>> BEGIN

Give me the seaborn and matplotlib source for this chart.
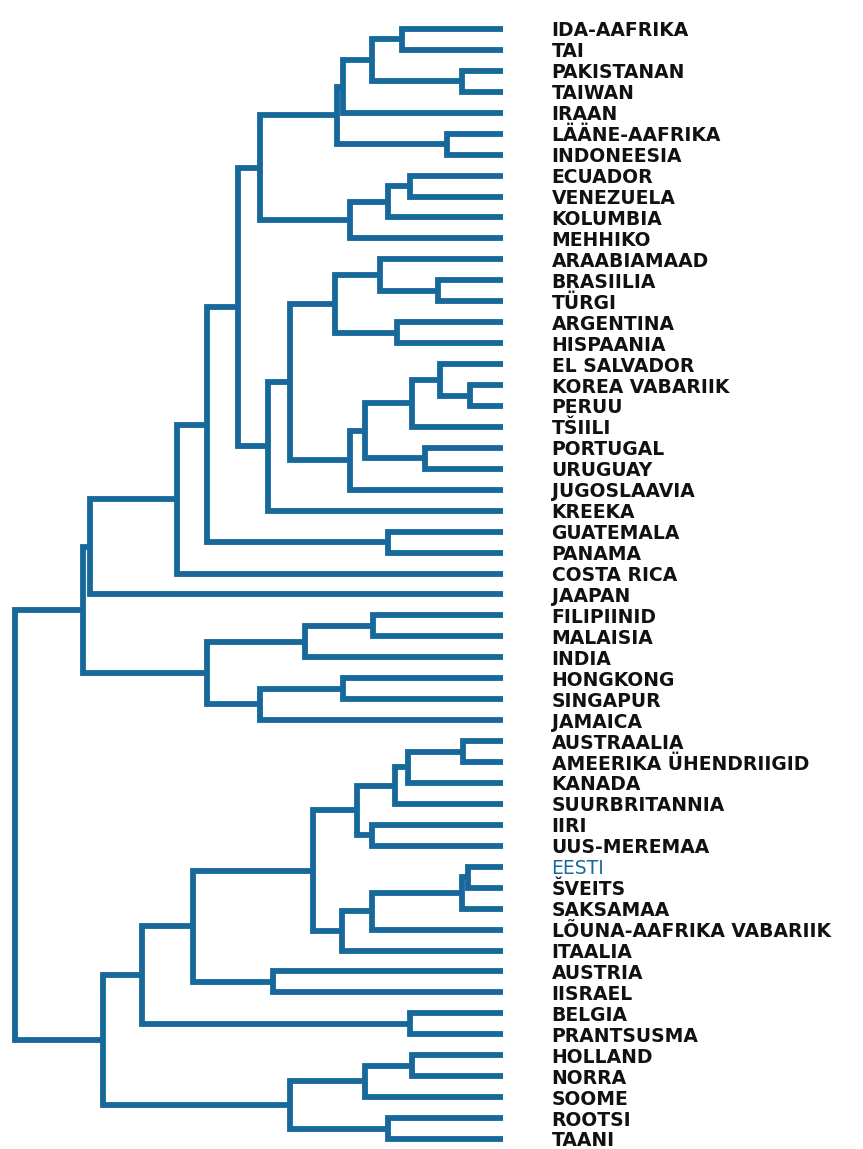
import numpy as np
import pandas as pd
import matplotlib
matplotlib.use("Agg")
import matplotlib.pyplot as plt
import seaborn as sns

# Leaf labels, top to bottom
labels = [
    "IDA-AAFRIKA", "TAI", "PAKISTANAN", "TAIWAN", "IRAAN", "LÄÄNE-AAFRIKA",
    "INDONEESIA", "ECUADOR", "VENEZUELA", "KOLUMBIA", "MEHHIKO",
    "ARAABIAMAAD", "BRASIILIA", "TÜRGI", "ARGENTINA", "HISPAANIA",
    "EL SALVADOR", "KOREA VABARIIK", "PERUU", "TŠIILI", "PORTUGAL",
    "URUGUAY", "JUGOSLAAVIA", "KREEKA", "GUATEMALA", "PANAMA",
    "COSTA RICA", "JAAPAN", "FILIPIINID", "MALAISIA", "INDIA", "HONGKONG",
    "SINGAPUR", "JAMAICA", "AUSTRAALIA", "AMEERIKA ÜHENDRIIGID", "KANADA",
    "SUURBRITANNIA", "IIRI", "UUS-MEREMAA", "EESTI", "ŠVEITS", "SAKSAMAA",
    "LÕUNA-AAFRIKA VABARIIK", "ITAALIA", "AUSTRIA", "IISRAEL", "BELGIA",
    "PRANTSUSMA", "HOLLAND", "NORRA", "SOOME", "ROOTSI", "TAANI",
]

# Agglomeration steps: new node n_leaves + k joins merge_left[k] and merge_right[k]
merge_left = [0, 2, 54, 56, 5, 57, 7, 60, 61, 59,
              12, 11, 14, 65, 17, 16, 69, 20, 70, 72,
              67, 74, 63, 24, 76, 78, 79, 28, 81, 31,
              83, 82, 80, 34, 87, 88, 38, 89, 40, 92,
              93, 94, 91, 45, 96, 47, 98, 49, 101, 52,
              102, 100, 86]
merge_right = [1, 3, 55, 4, 6, 58, 8, 9, 10, 62,
               13, 64, 15, 66, 18, 68, 19, 21, 71, 22,
               73, 23, 75, 25, 77, 26, 27, 29, 30, 32,
               33, 84, 85, 35, 36, 37, 39, 90, 41, 42,
               43, 44, 95, 46, 97, 48, 99, 50, 51, 53,
               103, 104, 105]
# Rescaled distance at which each pair is combined (0-25)
merge_height = [5.17, 2.10, 6.71, 8.20, 2.87, 8.50, 4.76, 5.89, 7.84, 12.45,
                3.33, 6.30, 5.43, 8.61, 1.69, 3.23, 4.66, 4.00, 7.07, 7.84,
                10.91, 12.04, 13.58, 5.89, 15.16, 16.70, 21.16, 6.66, 10.14, 8.20,
                12.45, 15.16, 21.52, 2.05, 4.87, 5.53, 6.71, 7.48, 1.79, 2.10,
                6.71, 8.25, 9.73, 11.78, 15.88, 4.76, 18.49, 4.66, 7.07, 5.89,
                10.91, 20.49, 25.00]

highlight = "EESTI"
line_color = "#17699c"

# Dendrogram geometry: leaves sit at integer rows, inner nodes at the mean of their children
n = len(labels)
pos = {i: float(i) for i in range(n)}
hgt = {i: 0.0 for i in range(n)}
rows = []
for k, (a, b, h) in enumerate(zip(merge_left, merge_right, merge_height)):
    node = n + k
    xs = [hgt[a], h, h, hgt[b]]
    ys = [pos[a], pos[a], pos[b], pos[b]]
    for order, (x, y) in enumerate(zip(xs, ys)):
        rows.append({"node": node, "order": order, "dist": x, "row": y})
    pos[node] = (pos[a] + pos[b]) / 2.0
    hgt[node] = h
segments = pd.DataFrame(rows)

sns.set_theme(style="white")
plt.rcParams["font.family"] = ["DejaVu Sans"]

W, H = 863, 1149
fig = plt.figure(figsize=(W / 100, H / 100), dpi=100)
fig.patch.set_facecolor("white")
left_px, right_px = 15, 503
top_px, bottom_px = 29, 1139
ax = fig.add_axes([left_px / W, 1 - bottom_px / H,
                   (right_px - left_px) / W, (bottom_px - top_px) / H])

sns.lineplot(data=segments, x="dist", y="row", units="node", estimator=None,
             sort=False, color=line_color, linewidth=4.2, legend=False, ax=ax)
for ln in ax.lines:
    ln.set_solid_joinstyle("miter")
    ln.set_solid_capstyle("butt")
    ln.set_clip_on(False)

ax.set_xlim(25, 0)
ax.set_ylim(n - 1, 0)
ax.set_xlabel("")
ax.set_ylabel("")
ax.set_xticks([])
ax.yaxis.tick_right()
ax.set_yticks(range(n))
ax.set_yticklabels(labels, fontsize=13.5, fontweight="bold")
ax.tick_params(axis="y", length=0, pad=35)
for t in ax.get_yticklabels():
    t.set_color(line_color if t.get_text() == highlight else "#111111")
    if t.get_text() == highlight:
        t.set_fontweight("normal")
for s in ax.spines.values():
    s.set_visible(False)
ax.set_facecolor("white")

fig.savefig("out.png", dpi=100, facecolor="white")
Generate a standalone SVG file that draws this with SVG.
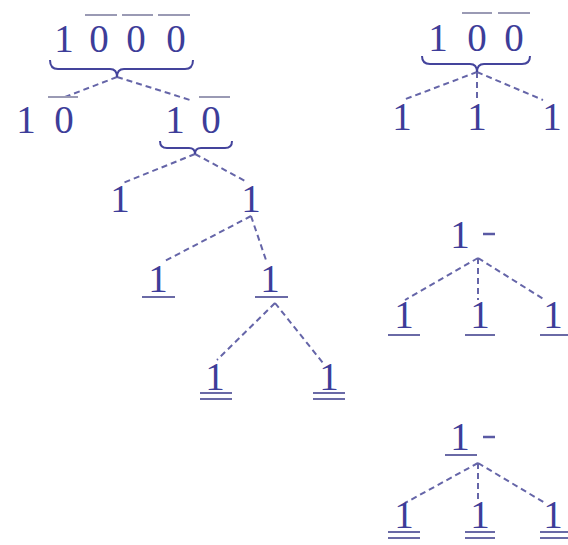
<svg xmlns="http://www.w3.org/2000/svg" width="568" height="545" viewBox="0 0 568 545">
<style>
text{font-family:"Liberation Serif","DejaVu Serif",serif;font-size:39px;fill:#3d3d99;text-anchor:middle}
.ob{stroke:#9a9ab4;stroke-width:2;fill:none}
.ul{stroke:#6a6aa6;stroke-width:2;fill:none}
.br{stroke:#44449c;stroke-width:2;fill:none}
.dl{stroke:#6565a8;stroke-width:2;stroke-dasharray:6 4;fill:none}
.mn{stroke:#5a5aa4;stroke-width:2.5;fill:none}
</style>
<rect width="568" height="545" fill="#ffffff"/>
<g id="connectors">
<path class="dl" d="M117,77 L65,97"/>
<path class="dl" d="M117,77 L190,100"/>
<path class="dl" d="M195,154 L123,183"/>
<path class="dl" d="M195,154 L247,182"/>
<path class="dl" d="M251,216 L163,262"/>
<path class="dl" d="M251,216 L267,263"/>
<path class="dl" d="M275,303 L217,360"/>
<path class="dl" d="M275,303 L323,363"/>
<path class="dl" d="M477,72 L403,100"/>
<path class="dl" d="M477,72 L477,100"/>
<path class="dl" d="M477,72 L543,100"/>
<path class="dl" d="M478,258 L405,300"/>
<path class="dl" d="M478,258 L478,300"/>
<path class="dl" d="M478,258 L545,300"/>
<path class="dl" d="M478,463 L405,503"/>
<path class="dl" d="M478,463 L478,503"/>
<path class="dl" d="M478,463 L545,503"/>
</g>
<g id="n1000">
<text x="64" y="52">1</text><text x="99" y="52">0</text><text x="136" y="52">0</text><text x="176" y="52">0</text>
<path class="ob" d="M85,15 H117 M122,15 H153 M158,15 H190"/>
<path class="br" d="M50,60 Q50,69 58,69 H110 Q117,69 117,77 Q117,69 124,69 H185 Q193,69 193,60"/>
</g>
<g id="n10a">
<text x="26" y="133">1</text><text x="64" y="133">0</text>
<path class="ob" d="M48,97 H78"/>
</g>
<g id="n10b">
<text x="175" y="133">1</text><text x="211" y="133">0</text>
<path class="ob" d="M199,97 H230"/>
<path class="br" d="M160,141 Q160,148 167,148 H189 Q195,148 195,154 Q195,148 201,148 H225 Q232,148 232,141"/>
</g>
<g id="n1a"><text x="120" y="212">1</text></g>
<g id="n1b"><text x="251" y="212">1</text></g>
<g id="n1c"><text x="158" y="292">1</text><path class="ul" d="M142,297 H175"/></g>
<g id="n1d"><text x="270" y="292">1</text><path class="ul" d="M255,297 H288"/></g>
<g id="n1e"><text x="215" y="390">1</text><path class="ul" d="M200,393 H232 M200,399 H232"/></g>
<g id="n1f"><text x="329" y="390">1</text><path class="ul" d="M313,393 H345 M313,399 H345"/></g>
<g id="n100">
<text x="438" y="51">1</text><text x="477" y="51">0</text><text x="514" y="51">0</text>
<path class="ob" d="M462,13 H492 M498,13 H530"/>
<path class="br" d="M422,56 Q422,64 430,64 H470 Q477,64 477,72 Q477,64 484,64 H522 Q530,64 530,56"/>
</g>
<g id="r1a"><text x="402" y="130">1</text></g>
<g id="r1b"><text x="477" y="130">1</text></g>
<g id="r1c"><text x="552" y="130">1</text></g>
<g id="m1">
<text x="460" y="248">1</text><path class="mn" d="M483,234 H495"/>
</g>
<g id="m1a"><text x="404" y="328">1</text><path class="ul" d="M388,335 H420"/></g>
<g id="m1b"><text x="480" y="328">1</text><path class="ul" d="M465,335 H495"/></g>
<g id="m1c"><text x="553" y="328">1</text><path class="ul" d="M540,335 H568"/></g>
<g id="b1">
<text x="460" y="450">1</text><path class="ul" d="M445,455 H477"/><path class="mn" d="M483,437 H495"/>
</g>
<g id="b1a"><text x="404" y="528">1</text><path class="ul" d="M388,532 H420 M388,538 H420"/></g>
<g id="b1b"><text x="480" y="528">1</text><path class="ul" d="M465,532 H495 M465,538 H495"/></g>
<g id="b1c"><text x="553" y="528">1</text><path class="ul" d="M540,532 H568 M540,538 H568"/></g>
</svg>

>> END

### PROBLEM TO WORK ON
Begin at the first line of the material and copy each line exactly through the one containing "import seaborn as sns". Omit pictures.

### SOLUTION FOR THIS TASK
Give me the seaborn and matplotlib source for this chart.
import numpy as np
import pandas as pd
import matplotlib
matplotlib.use("Agg")
import matplotlib.pyplot as plt
import seaborn as sns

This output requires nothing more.